6. Agora noutra direcção, questão de termos e não só: História de Portugal ou História do Povo Português? Dizer Portugal não é afinal prender as gentes no território, apoucar as gentes, o agente? Nesta História, o nome Portugal é recente. Mas por mim creio que a Portugal cabem melhor os laços e complexos do passado mais remoto quando a nação e, portanto, o povo português se não constituíra ainda; Portugal expressa mais justamente a interdependência natureza-sociedade. E se no ponto de vista da História, que é o nosso, a ofensiva cabe aos grupos humanos; se são eles que arrancam à natureza o alimento e o afeiçoam, também são eles que adubam a terra até ao extremo limite da sua carne e dos seus ossos. Mas desde que se salvaguardem as dependências, não nos prenderemos com palavras: Portugal, Povo Português.

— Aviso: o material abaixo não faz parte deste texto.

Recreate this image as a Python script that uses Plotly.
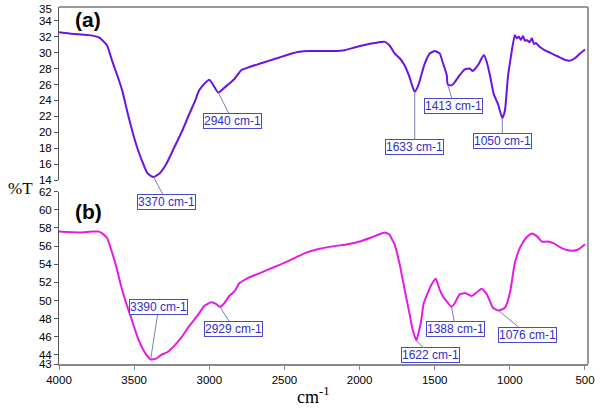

Aliás os termos Portugal ou Povo transitam entre nós com conteúdos ambíguos. Por exemplo e no centro, rejeito no termo Portugal a entidade mítica, impenetrável à razão, arquétipo platónico só hino e bandeira, conciliador de exploradores e explorados ou, se quiserem, abafador ou apagador desta contradição, espírito pairando, argamassando, unindo as classes, cabendo aos explorados a entrega irracional, o sacrifício. Numa sociedade de classes, tal ideia de nação vogando acima como o espírito de Deus sobre as águas, entroniza, reveste de sagrado a dominação dos grupos privilegiados. A nação surgiria assim como um EU colossal, oposto a outros eus, transferindo para as relações entre Estados as relações dominador-dominado, existentes, mas negadas no interior de cada um deles. E isto tanto mais fortemente quanto mais sufocante a exploração interna de classe. É um modo de extrapolar, de compensar, através da exploração alheia, a incómoda exploração interna que a repressão e a expansão externa calam na própria consciência.

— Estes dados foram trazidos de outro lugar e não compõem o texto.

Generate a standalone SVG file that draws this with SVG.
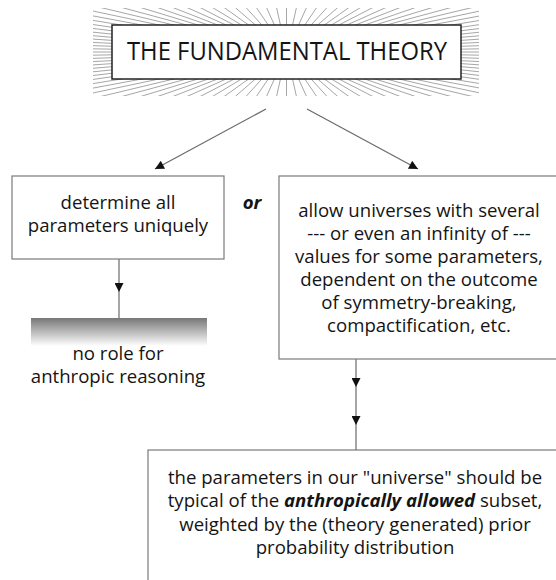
<svg xmlns="http://www.w3.org/2000/svg" xmlns:xlink="http://www.w3.org/1999/xlink" width="556" height="580" viewBox="0 0 556 580">
<style>
  .t { font-family: "Open Sans", "Liberation Sans", sans-serif; font-size: 18.6px; fill: #141414; text-anchor: middle; }
  .box { fill: #fff; stroke: #7a7a7a; stroke-width: 1.2; }
  .conn { fill: none; stroke: #6a6a6a; stroke-width: 1.2; }
  .ray { stroke: #8f8f8f; stroke-width: 0.8; }
</style>
<defs>
  <marker id="ah" viewBox="0 0 10 10" refX="10" refY="5" markerWidth="12" markerHeight="9" markerUnits="userSpaceOnUse" orient="auto">
    <path d="M0,0 L10,5 L0,10 z" fill="#111"/>
  </marker>
  <linearGradient id="fade" x1="0" y1="0" x2="0" y2="1">
    <stop offset="0" stop-color="#777777"/>
    <stop offset="1" stop-color="#ffffff"/>
  </linearGradient>
  <clipPath id="sunclip"><rect x="93" y="8" width="386" height="88"/></clipPath>
  <line id="ray" x1="0" y1="0" x2="300" y2="0" class="ray" vector-effect="non-scaling-stroke"/>
  <g id="rays13">
    <use xlink:href="#ray"/>
    <use xlink:href="#ray" transform="rotate(3.4615)"/>
    <use xlink:href="#ray" transform="rotate(6.9231)"/>
    <use xlink:href="#ray" transform="rotate(10.3846)"/>
    <use xlink:href="#ray" transform="rotate(13.8462)"/>
    <use xlink:href="#ray" transform="rotate(17.3077)"/>
    <use xlink:href="#ray" transform="rotate(20.7692)"/>
    <use xlink:href="#ray" transform="rotate(24.2308)"/>
    <use xlink:href="#ray" transform="rotate(27.6923)"/>
    <use xlink:href="#ray" transform="rotate(31.1538)"/>
    <use xlink:href="#ray" transform="rotate(34.6154)"/>
    <use xlink:href="#ray" transform="rotate(38.0769)"/>
    <use xlink:href="#ray" transform="rotate(41.5385)"/>
  </g>
</defs>

<g id="title-node">
  <g clip-path="url(#sunclip)">
    <g transform="translate(286.5 52) scale(3.7 1)">
      <use xlink:href="#rays13"/>
      <use xlink:href="#rays13" transform="rotate(45)"/>
      <use xlink:href="#rays13" transform="rotate(90)"/>
      <use xlink:href="#rays13" transform="rotate(135)"/>
      <use xlink:href="#rays13" transform="rotate(180)"/>
      <use xlink:href="#rays13" transform="rotate(225)"/>
      <use xlink:href="#rays13" transform="rotate(270)"/>
      <use xlink:href="#rays13" transform="rotate(315)"/>
    </g>
  </g>
  <rect x="112" y="25" width="349" height="54" fill="#fff" stroke="#222" stroke-width="1.5"/>
  <text class="t" x="287" y="60" style="font-size:25px" textLength="320" lengthAdjust="spacingAndGlyphs">THE FUNDAMENTAL THEORY</text>
</g>

<g id="connectors">
  <line class="conn" x1="266" y1="109" x2="155" y2="169" marker-end="url(#ah)"/>
  <line class="conn" x1="307" y1="109" x2="418" y2="169" marker-end="url(#ah)"/>
  <polyline class="conn" points="119,259 119,292 119,318" marker-mid="url(#ah)"/>
  <polyline class="conn" points="356,359 356,387 356,425 356,450" marker-mid="url(#ah)"/>
</g>

<g id="unique-node">
  <rect class="box" x="12" y="176" width="212" height="83"/>
  <text class="t" x="118" y="209">determine all</text>
  <text class="t" x="118" y="232">parameters uniquely</text>
</g>

<g id="or-label">
  <text class="t" x="252" y="209" style="font-weight:bold;font-style:italic">or</text>
</g>

<g id="no-role-node">
  <rect x="31" y="318" width="176" height="28" fill="url(#fade)"/>
  <text class="t" x="118" y="360">no role for</text>
  <text class="t" x="118" y="383">anthropic reasoning</text>
</g>

<g id="several-node">
  <rect class="box" x="279" y="176" width="290" height="183"/>
  <text class="t" x="419" y="217">allow universes with several</text>
  <text class="t" x="419" y="240">--- or even an infinity of ---</text>
  <text class="t" x="419" y="263">values for some parameters,</text>
  <text class="t" x="419" y="286">dependent on the outcome</text>
  <text class="t" x="419" y="309">of symmetry-breaking,</text>
  <text class="t" x="419" y="332">compactification, etc.</text>
</g>

<g id="typical-node">
  <rect class="box" x="148" y="450" width="420" height="140"/>
  <text class="t" x="355" y="484">the parameters in our "universe" should be</text>
  <text class="t" x="355" y="507">typical of the <tspan style="font-weight:bold;font-style:italic">anthropically allowed</tspan> subset,</text>
  <text class="t" x="355" y="531">weighted by the (theory generated) prior</text>
  <text class="t" x="355" y="554">probability distribution</text>
</g>
</svg>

7. Por outro lado, os homens de hoje não são os afonsinos nem os joaninos, os filipinos ou bragancinos, mesmo os republicanos da I República. A designação afonsino, joanino, etc., parece mas não pretende privilegiar a periodização dinástica, embora estes cortes dinásticos revelem alterações profundas na estrutura política e que correspondem a outras transformações na ordem económico-social. A periodização, para lá de método de apreensão da realidade mutável e complexa, corresponde a algo real na história real? A periodização levanta o problema de saber se no processo histórico ocorreram e ocorrem saltos, alterações qualitativas, prosseguimentos da acção noutro plano. A aceitar tais cortes, quais deles privilegiar: os que se assinalam ao nível das forças produtivas, na sociedade, nas instituições políticas?» In António Borges Coelho, Questionar a História, Ensaios sobre História de Portugal, colecção Universitária, Editorial Caminho, Lisboa, 1983.